# newbie question mazzer sj adjustment sound question when moving to finer grind



## mraie (Jun 29, 2014)

Hi there, got a sj second hand and have read about adjusting finer when motor running. As I adjust I hear a whine which I assume are the burrs touching however if I adjust very slightly to coarse the noise goes and I can go to much finer turn before the whine returns. When I run beans through I don't think I am near the correct grind so don't think I am near the zero point. I feel it is more lateral play of the adjustment collar, is this possible or is this the norm when adjustinng finer?


----------



## El carajillo (Mar 16, 2013)

Was it clean inside when you bought it ? Have you had it apart to clean the burr chamber?


----------



## mraie (Jun 29, 2014)

El carajillo said:


> Was it clean inside when you bought it ? Have you had it apart to clean the burr chamber?


 Only looked and opened wider and run some beans through.
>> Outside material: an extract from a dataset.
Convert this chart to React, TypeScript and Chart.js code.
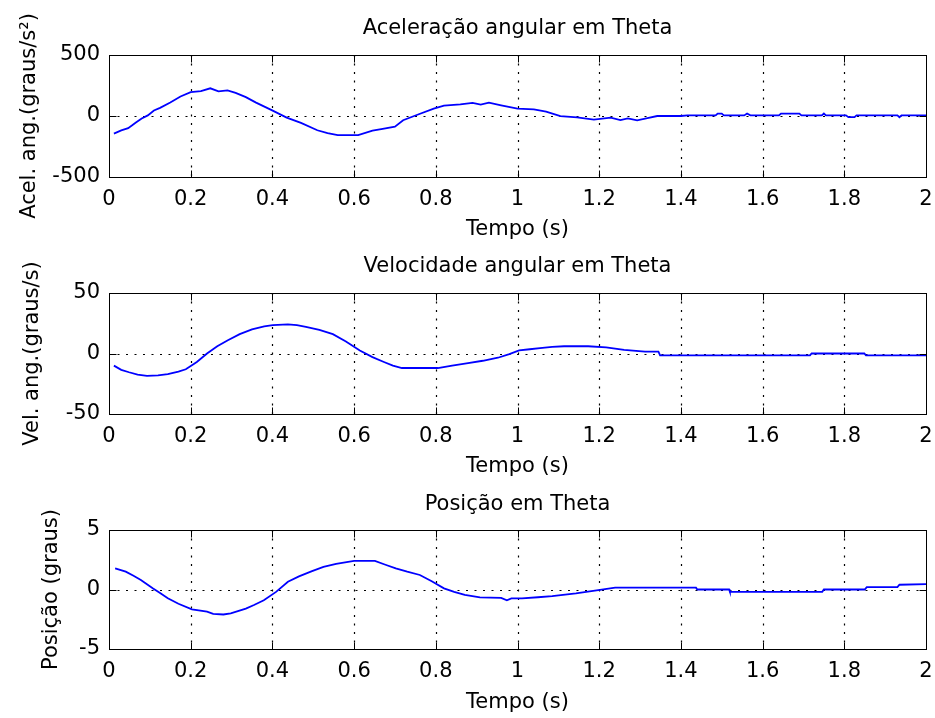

Haven't taken apart as new burrs were installed.


----------



## El carajillo (Mar 16, 2013)

Providing it is clean inside (no grounds between the burrs) unplug, remove hopper and see bolt head down in centre of burrs. Turn this with your fingers or a socket and wind down the adjusting collar until the burrs begin to touch ( should do evenly). Wind back collar 17 notches clockwise from touch point. NOW wind collar 4 notches anticlockwise. This removes any "backlash /free play and should put the machine approximately right for espresso depending on beans.
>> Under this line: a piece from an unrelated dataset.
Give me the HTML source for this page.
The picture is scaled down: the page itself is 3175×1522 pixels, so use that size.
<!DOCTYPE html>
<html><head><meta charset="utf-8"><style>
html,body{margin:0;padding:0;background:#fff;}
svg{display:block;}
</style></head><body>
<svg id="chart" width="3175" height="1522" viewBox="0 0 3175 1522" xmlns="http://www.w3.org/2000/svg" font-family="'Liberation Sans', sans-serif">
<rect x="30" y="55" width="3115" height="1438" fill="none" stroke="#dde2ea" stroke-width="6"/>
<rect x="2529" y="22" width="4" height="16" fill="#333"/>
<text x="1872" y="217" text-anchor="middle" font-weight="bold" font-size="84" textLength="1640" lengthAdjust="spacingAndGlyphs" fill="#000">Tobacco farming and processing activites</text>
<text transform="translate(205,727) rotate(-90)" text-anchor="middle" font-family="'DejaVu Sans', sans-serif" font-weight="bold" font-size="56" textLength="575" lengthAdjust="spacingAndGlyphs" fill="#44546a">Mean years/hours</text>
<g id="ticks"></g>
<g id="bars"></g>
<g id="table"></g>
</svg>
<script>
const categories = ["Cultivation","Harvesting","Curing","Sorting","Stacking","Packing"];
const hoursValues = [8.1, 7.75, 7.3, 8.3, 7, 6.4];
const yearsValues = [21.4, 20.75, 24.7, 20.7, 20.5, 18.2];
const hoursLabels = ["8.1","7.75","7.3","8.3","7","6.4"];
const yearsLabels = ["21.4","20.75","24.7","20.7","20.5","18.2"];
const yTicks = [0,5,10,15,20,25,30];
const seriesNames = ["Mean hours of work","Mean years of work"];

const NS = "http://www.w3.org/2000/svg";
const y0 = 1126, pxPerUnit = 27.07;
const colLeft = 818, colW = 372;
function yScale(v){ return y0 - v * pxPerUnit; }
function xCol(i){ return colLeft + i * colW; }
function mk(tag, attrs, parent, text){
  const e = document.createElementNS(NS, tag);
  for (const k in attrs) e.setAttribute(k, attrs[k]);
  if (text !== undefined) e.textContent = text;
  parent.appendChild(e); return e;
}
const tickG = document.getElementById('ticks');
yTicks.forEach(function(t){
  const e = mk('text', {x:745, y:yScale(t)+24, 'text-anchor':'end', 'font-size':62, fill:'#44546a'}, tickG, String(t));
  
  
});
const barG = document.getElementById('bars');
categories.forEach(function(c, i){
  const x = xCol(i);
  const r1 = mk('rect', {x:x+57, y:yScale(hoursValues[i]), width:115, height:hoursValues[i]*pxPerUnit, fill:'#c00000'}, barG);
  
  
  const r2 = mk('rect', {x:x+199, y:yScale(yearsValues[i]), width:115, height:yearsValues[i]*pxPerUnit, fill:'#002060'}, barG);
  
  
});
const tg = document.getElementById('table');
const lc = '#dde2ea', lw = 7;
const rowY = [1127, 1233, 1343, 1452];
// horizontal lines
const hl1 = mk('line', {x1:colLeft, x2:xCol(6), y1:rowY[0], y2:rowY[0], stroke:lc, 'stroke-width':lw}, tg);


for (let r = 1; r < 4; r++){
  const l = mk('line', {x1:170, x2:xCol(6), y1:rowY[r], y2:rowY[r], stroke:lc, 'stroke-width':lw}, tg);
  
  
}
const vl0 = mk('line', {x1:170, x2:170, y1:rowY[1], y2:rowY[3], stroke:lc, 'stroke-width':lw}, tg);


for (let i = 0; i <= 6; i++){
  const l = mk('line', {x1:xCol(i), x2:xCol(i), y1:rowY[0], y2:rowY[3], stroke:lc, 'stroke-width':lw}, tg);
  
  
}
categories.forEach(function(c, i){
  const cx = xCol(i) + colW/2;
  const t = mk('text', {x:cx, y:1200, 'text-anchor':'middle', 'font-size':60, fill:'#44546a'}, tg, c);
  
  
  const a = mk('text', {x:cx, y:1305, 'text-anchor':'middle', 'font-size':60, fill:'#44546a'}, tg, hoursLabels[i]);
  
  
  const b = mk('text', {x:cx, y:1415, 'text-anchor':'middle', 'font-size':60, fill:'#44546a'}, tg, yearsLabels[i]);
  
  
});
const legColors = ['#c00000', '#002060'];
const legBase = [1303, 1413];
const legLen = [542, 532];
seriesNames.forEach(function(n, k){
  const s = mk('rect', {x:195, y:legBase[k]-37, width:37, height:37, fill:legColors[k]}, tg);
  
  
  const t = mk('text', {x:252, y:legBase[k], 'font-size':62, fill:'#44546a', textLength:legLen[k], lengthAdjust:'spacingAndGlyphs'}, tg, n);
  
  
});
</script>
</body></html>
The burr carrier is held down by springs. Any lateral movement felt in the adjuster would be in the thread and using the above method should negate any slackness.


----------



## mraie (Jun 29, 2014)

Thanks for that great advice, take your point about taking apart to have a look inside.


----------



## stevenh (May 15, 2014)

If it has had beans through it that sound you are hearing might not be the true zero and instead maybe just the sound of the beans grinding...

The sound of the burrs touching is hard to miss and quite loud...

Probably best to take off the top burr give it a good clean with a vacuum and try again...


----------



## jeebsy (May 5, 2013)

Likely to just be a bit of bean making the noise, my Mazzer and EK do the same thing


----------



## Chriswilson (Mar 31, 2014)

Good 'ere innit!!

cheers, cw


----------